The world’s largest funds, whose attacks on fossil fuel divestment have now reached fever pitch, rolled into London this week for their annual PRI-in-Person conference. While we all count the dollars for each time we hear NGOs repeat the Ghandi maxim “First they ignore you…(etc)…then you win”, it is surely becoming clear that neither side is going to win, at least not in the way they think. Civil society has many celebrated wins under its belt, but getting the large funds atop the global financial system to solve climate change by growing a moral compass and selling the troublesome bits of our economy is not going to be among them. Not only does the selling of every share require a buyer, unlikely to be buying because they want to lose money, but even de-listing the entire fossil fuel sector won’t make a scratch of difference as there are a host of unlisted companies and countries and countries prepared to supply at a profit. The current irony that market forces are doing a cracking job at making divestment look a solid argument is passing most commentators by. But this shouldn’t deter the activists from keeping the pressure on, as their’s is a political stance and the level of support for measures beyond the beautifully simple divestment concept is not strong.
So why are funds getting so fed up of this movement? Well for one thing the pressure is relentless with no sign of abating. Many large funds have aggressively rejected divestment but a few have adopted some quasi ethical stances on things like coal (an industry already in tatters) and these few actions have been hailed and marketed by the activists as if the final victory is close.
Sadly nothing could be further from the truth. The other problem for the funds is that some of them know they aren’t actually doing their job properly and the attention on divestment is starting to invite deeper enquiry on what they are actually doing. This is revealed by the 85% of funds at the bottom of the Asset Owners Disclosure Project Climate Index doing little or nothing except sticking to the old methods in a new world.
The defence of the industry to the campaign has been frankly embarrassing.
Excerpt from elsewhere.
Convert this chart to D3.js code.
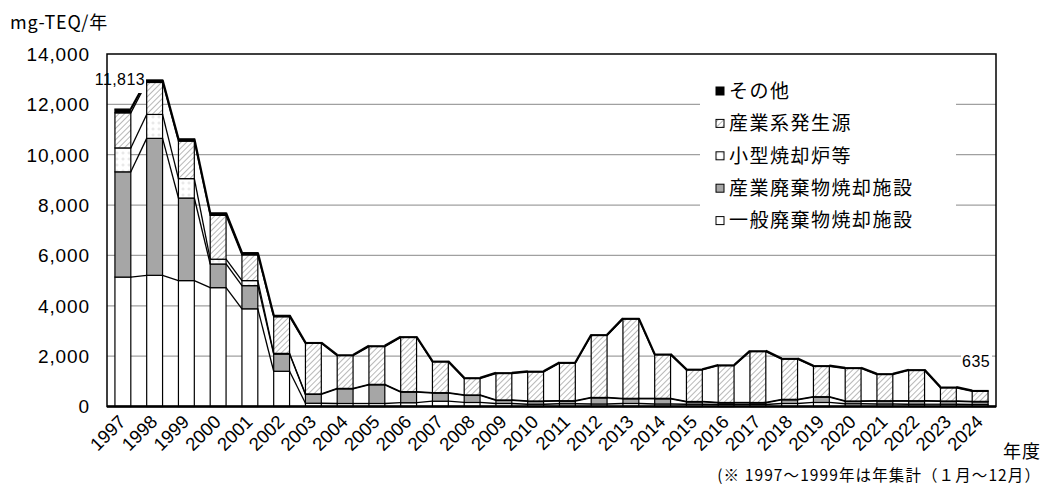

Firstly, some have pointed to the strategy of engagement as their weapon of choice, but even most industry folk know this isn’t working yet, and is irrelevant without a portfolio level goal anyway. Secondly, the industry has used its associations andother industry figures to help deflect criticism by attacking divestment credibility, creating more own goals. Defences like the recent UK NAPF statements warning that divesting from oil and gas stocks could mean “severe losses of revenue likely over a sustained period of time” sounds ridiculous at a time when their member CIO’s are cringing at their 5-year coal and gas returns. NAPF head of policy Will Pomroy also suggested it was difficult for funds ”given the composition of the FTSE index” revealing the addiction to indexation that is one of the core problems. Many leading funds including the BT Pension Scheme and US giants like CalPERS have abandoned it as being completely incapable of managing climate risk and its complex attributes. Pomroy dug still further with: “Many trustee boards are giving much thought to their level of carbon exposure and risk.” The whole idea that a decade after the PRI and IIGCC was formed that we are still in the ‘thinking’ stage should provide the activists and lawyers with major ammunition for the future, once they have picked themselves off the floor. Finally, the response from those funds keen to placate the activists has created even more issues. Some funds have made bold statements that would have gone at least part of the way towards representing a solid risk strategy, only for the PR function to roll out the language of ethics and morals and the need to solve mankind’s biggest problem. Following some of these statements, such as the ludicrous offering of Stanford University, the activists should have responded with mass laughing. But NGO’s need marketing too and so they continually take the bait of hollow statements and claim major divestment victories when they are nothing of the sort.
For the funds to end the pain they must stop whinging about a naive solution to a complex problem and create appropriate, transparent, professional, risk-oriented responses. If they up their game, first prize is superior long term returns as they reduce further high carbon destruction and create a low carbon hedge position that gives them early entry to an inevitably giant market that Tesla alone cannot fulfil. The second prize is that they will marginalise the divestment movement as they point to their credible responses that goes as far as they can without further policy. This is a long way from where they are now.
Julian Poulter is the founder and Chief Executive Officer of the Asset Owners Disclosure Project.